Personal information
- Full name: John Harman Broadstock
- Born: 1 December 1920
- Died: 26 September 1995 (aged 74)
- Original team: West Adelaide (SANFL)
- Height: 183 cm (6 ft 0 in)
- Weight: 87 kg (192 lb)
- Position: Centre

Playing career^{1}
- Years: Club / Games (Goals)
- 1938–42, 1947, 1950: West Adelaide (SANFL) / 62 (37)
- 1943–46: Richmond (VFL) / 33 (23)
- 1949, 1951: West Torrens (SANFL) / 18 (15)

Coaching career
- Years: Club / Games (W–L–D)
- 1950: West Adelaide / 17 (9–8–0)
- ^{1} Playing statistics correct to the end of 1950.

Career highlights
- Richmond premiership player 1943; Boulder City premiership captain-coach 1948; West Adelaide captain-coach 1950; West Adelaide Football Club Hall of Fame member;

= Jack Broadstock =

Australian rules footballer (1920–1995)

John Harman Broadstock (1 December 1920 – 26 September 1995) was an Australian rules footballer who started his league career with West Adelaide Football Club in the South Australian National Football League (SANFL) in 1938 before moving to Melbourne to play for the Richmond Football Club in the Victorian Football League (VFL) in 1943 and winning a premiership with the club in his debut season. He served as a private in the Australian Army during the Second World War.

==Career==
In just his sixth VFL game, Broadstock became a premiership player when he was the centreman in Richmond's winning 1943 VFL Grand Final team. He played finals football again the following season and kicked three goals in a Semi Final loss to Fitzroy, but was suspended for eight weeks for hacking.

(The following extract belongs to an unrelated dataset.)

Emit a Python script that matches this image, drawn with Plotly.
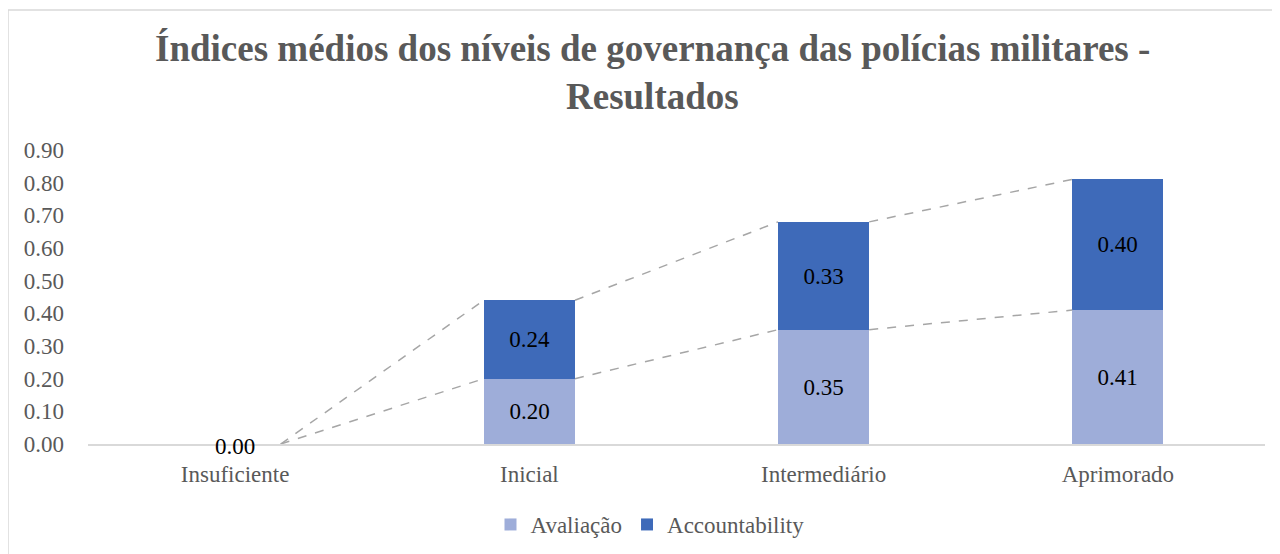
import plotly.graph_objects as go

categories = ["Insuficiente", "Inicial", "Intermediário", "Aprimorado"]
avaliacao = [0.00, 0.20, 0.35, 0.41]
accountability = [0.00, 0.24, 0.33, 0.40]
ytickvals = [0.0, 0.1, 0.2, 0.3, 0.4, 0.5, 0.6, 0.7, 0.8, 0.9]
yticktext = ["0.00", "0.10", "0.20", "0.30", "0.40", "0.50", "0.60", "0.70", "0.80", "0.90"]
title_lines = ["Índices médios dos níveis de governança das polícias militares -", "Resultados"]

FONT = "Liberation Serif, Times New Roman, serif"
C_AV = "#9EADD9"
C_AC = "#3E6AB9"
BW = 0.31
FS = 23

# page body has an 8px margin; work in target-window pixels and convert
OFF = 8
W, H = 1280 - OFF, 554 - OFF
ml, mr, mt, mb = 88 - OFF, 15, 150 - OFF, 110
pw = W - ml - mr
ph = H - mt - mb

def px2x(p):
    return (p - OFF - ml) / pw

def py2y(p):
    return (H - mb - (p - OFF)) / ph

xs = list(range(len(categories)))
fig = go.Figure()

fig.add_trace(go.Bar(
    x=xs, y=avaliacao, name="Avaliação", marker=dict(color=C_AV, line=dict(width=0)), width=BW,
    text=[f"{v:.2f}" if v > 0 else "" for v in avaliacao],
    textposition="inside", insidetextanchor="middle",
    textfont=dict(family=FONT, size=FS, color="black"),
))
fig.add_trace(go.Bar(
    x=xs, y=accountability, name="Accountability", marker=dict(color=C_AC, line=dict(width=0)), width=BW,
    text=[f"{v:.2f}" if v > 0 else "" for v in accountability],
    textposition="inside", insidetextanchor="middle",
    textfont=dict(family=FONT, size=FS, color="black"),
))

# series lines (connect bar tops)
tops1 = avaliacao
tops2 = [a + b for a, b in zip(avaliacao, accountability)]
for tops in (tops1, tops2):
    lx, ly = [], []
    for i in range(len(xs) - 1):
        lx += [xs[i] + BW / 2, xs[i + 1] - BW / 2, None]
        ly += [tops[i], tops[i + 1], None]
    fig.add_trace(go.Scatter(
        x=lx, y=ly, mode="lines", showlegend=False, hoverinfo="skip",
        line=dict(color="#A6A6A6", width=1.5, dash="dash"),
    ))

# zero label for first category
fig.add_annotation(
    x=xs[0], y=tops2[0], text=f"{tops2[0]:.2f}", showarrow=False,
    xanchor="center", yanchor="middle", yshift=-2,
    font=dict(family=FONT, size=FS, color="black"),
)

fig.add_shape(type="rect", xref="paper", yref="paper",
              x0=px2x(8), x1=px2x(1300), y0=py2y(570), y1=py2y(10),
              line=dict(color="#D9D9D9", width=1.5), fillcolor="rgba(0,0,0,0)", layer="below")

for txt, yc in zip(title_lines, [49, 96]):
    fig.add_annotation(
        text=f"<b>{txt}</b>", xref="paper", yref="paper",
        x=px2x(652), y=py2y(yc), xanchor="center", yanchor="middle",
        showarrow=False, font=dict(family=FONT, size=37, color="#595959"),
    )

fig.update_layout(
    width=W, height=H,
    margin=dict(l=ml, r=mr, t=mt, b=mb, autoexpand=False),
    barmode="stack",
    bargap=0,
    plot_bgcolor="white", paper_bgcolor="white",
    font=dict(family=FONT, size=FS, color="#595959"),
    xaxis=dict(
        range=[-0.5, 3.5], tickvals=xs, ticktext=categories,
        showgrid=False, zeroline=False, showline=True,
        linecolor="#D9D9D9", linewidth=1.5, ticks="",
        ticklabelstandoff=9, automargin=False,
        tickfont=dict(family=FONT, size=FS, color="#595959"),
    ),
    yaxis=dict(
        range=[0, 0.9], tickvals=ytickvals, ticktext=yticktext,
        showgrid=False, zeroline=False, showline=False, ticks="",
        ticklabelstandoff=23, automargin=False,
        tickfont=dict(family=FONT, size=FS, color="#595959"),
    ),
    legend=dict(
        orientation="h", x=(650 - OFF) / W, xanchor="center", xref="container",
        y=1 - (503 - OFF) / H, yanchor="top", yref="container",
        font=dict(family=FONT, size=FS, color="#595959"),
        traceorder="normal", itemwidth=30,
    ),
)

fig.write_html("out.html")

Broadstock had started his career at West Adelaide in 1938 and returned there in 1947. He missed out on playing in their premiership side that year when he was suspended the week before for hacking at Port Adelaide ruckman Bob McLean.

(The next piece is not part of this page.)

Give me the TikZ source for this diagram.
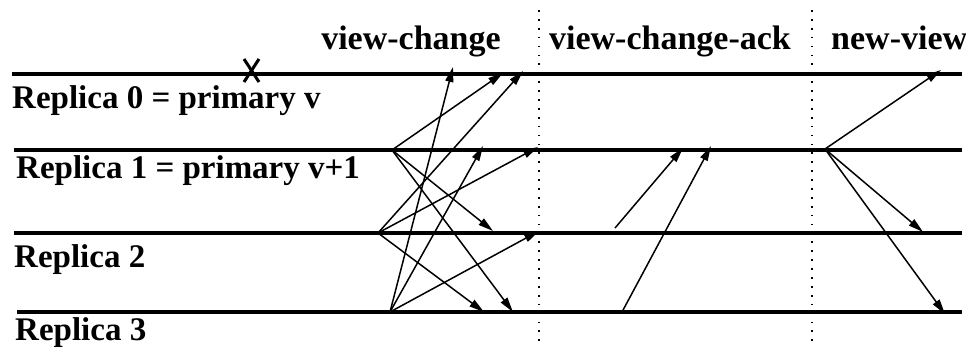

He captain-coached Boulder City to a Goldfields National Football League premiership in 1948, having spent the first half of the season unavailable to play due to residential qualification requirements and a tribunal suspension that was imposed the previous season in Adelaide. Broadstock returned to West Torrens the following season and was a losing Grand Finalist. Back at West Adelaide in 1950, he was captain coach for the year before announcing his retirement.